* [DIRECTION]:
Copy nothing but the stretch that opens with the line containing "Rebuild this chart" and closes with the line containing "ax.vlines(ticks, -1, 4.494, color=ink, lw=2.3, zorder=1)". Keep pictures out.

[start RAW RECORDS]

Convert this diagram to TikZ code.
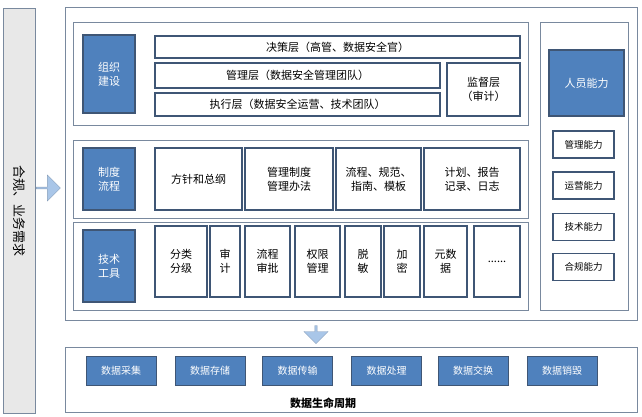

[end RAW RECORDS]
[start RAW RECORDS]

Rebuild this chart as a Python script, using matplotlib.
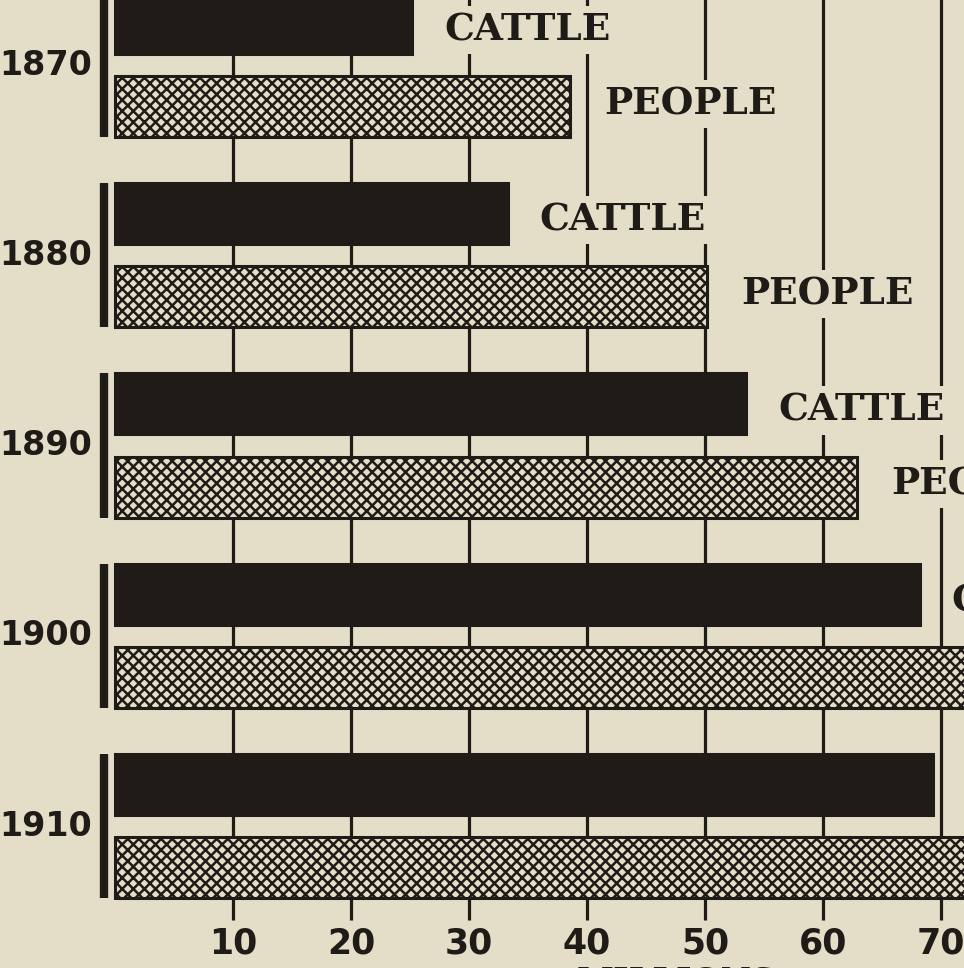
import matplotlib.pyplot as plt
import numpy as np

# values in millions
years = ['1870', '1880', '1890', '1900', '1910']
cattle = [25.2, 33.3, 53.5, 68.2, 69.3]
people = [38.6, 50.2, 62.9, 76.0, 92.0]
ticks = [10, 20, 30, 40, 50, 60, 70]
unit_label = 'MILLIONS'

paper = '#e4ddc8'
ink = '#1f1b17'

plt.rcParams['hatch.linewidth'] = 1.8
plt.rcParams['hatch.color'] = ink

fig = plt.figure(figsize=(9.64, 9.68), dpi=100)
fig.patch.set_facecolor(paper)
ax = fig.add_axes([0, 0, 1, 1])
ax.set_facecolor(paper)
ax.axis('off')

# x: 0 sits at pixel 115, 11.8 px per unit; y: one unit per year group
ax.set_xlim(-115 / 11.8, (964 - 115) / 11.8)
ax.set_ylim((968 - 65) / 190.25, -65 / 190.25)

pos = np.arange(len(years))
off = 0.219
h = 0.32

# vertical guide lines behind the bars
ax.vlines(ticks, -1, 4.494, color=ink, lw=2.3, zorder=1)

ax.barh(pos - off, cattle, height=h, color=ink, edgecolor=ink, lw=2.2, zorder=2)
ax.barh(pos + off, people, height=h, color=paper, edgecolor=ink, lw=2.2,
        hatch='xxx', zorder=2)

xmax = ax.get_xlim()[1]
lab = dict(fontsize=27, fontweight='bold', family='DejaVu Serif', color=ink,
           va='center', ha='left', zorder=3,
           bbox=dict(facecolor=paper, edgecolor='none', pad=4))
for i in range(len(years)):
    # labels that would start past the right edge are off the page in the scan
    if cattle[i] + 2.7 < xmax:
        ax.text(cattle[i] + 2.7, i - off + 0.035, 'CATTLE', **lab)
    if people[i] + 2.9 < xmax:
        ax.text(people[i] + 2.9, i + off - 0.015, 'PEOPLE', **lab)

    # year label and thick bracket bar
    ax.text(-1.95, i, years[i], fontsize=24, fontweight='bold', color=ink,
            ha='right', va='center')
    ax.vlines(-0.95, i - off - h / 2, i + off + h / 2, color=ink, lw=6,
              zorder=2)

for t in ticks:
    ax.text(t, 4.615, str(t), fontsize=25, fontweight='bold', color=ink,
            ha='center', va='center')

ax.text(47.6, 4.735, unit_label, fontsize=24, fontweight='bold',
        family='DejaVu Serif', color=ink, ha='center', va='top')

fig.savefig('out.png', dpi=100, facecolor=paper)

[end RAW RECORDS]

* [IN RESPONSE]:
Rebuild this chart as a Python script, using matplotlib.
import matplotlib.pyplot as plt
import numpy as np

# values in millions
years = ['1870', '1880', '1890', '1900', '1910']
cattle = [25.2, 33.3, 53.5, 68.2, 69.3]
people = [38.6, 50.2, 62.9, 76.0, 92.0]
ticks = [10, 20, 30, 40, 50, 60, 70]
unit_label = 'MILLIONS'

paper = '#e4ddc8'
ink = '#1f1b17'

plt.rcParams['hatch.linewidth'] = 1.8
plt.rcParams['hatch.color'] = ink

fig = plt.figure(figsize=(9.64, 9.68), dpi=100)
fig.patch.set_facecolor(paper)
ax = fig.add_axes([0, 0, 1, 1])
ax.set_facecolor(paper)
ax.axis('off')

# x: 0 sits at pixel 115, 11.8 px per unit; y: one unit per year group
ax.set_xlim(-115 / 11.8, (964 - 115) / 11.8)
ax.set_ylim((968 - 65) / 190.25, -65 / 190.25)

pos = np.arange(len(years))
off = 0.219
h = 0.32

# vertical guide lines behind the bars
ax.vlines(ticks, -1, 4.494, color=ink, lw=2.3, zorder=1)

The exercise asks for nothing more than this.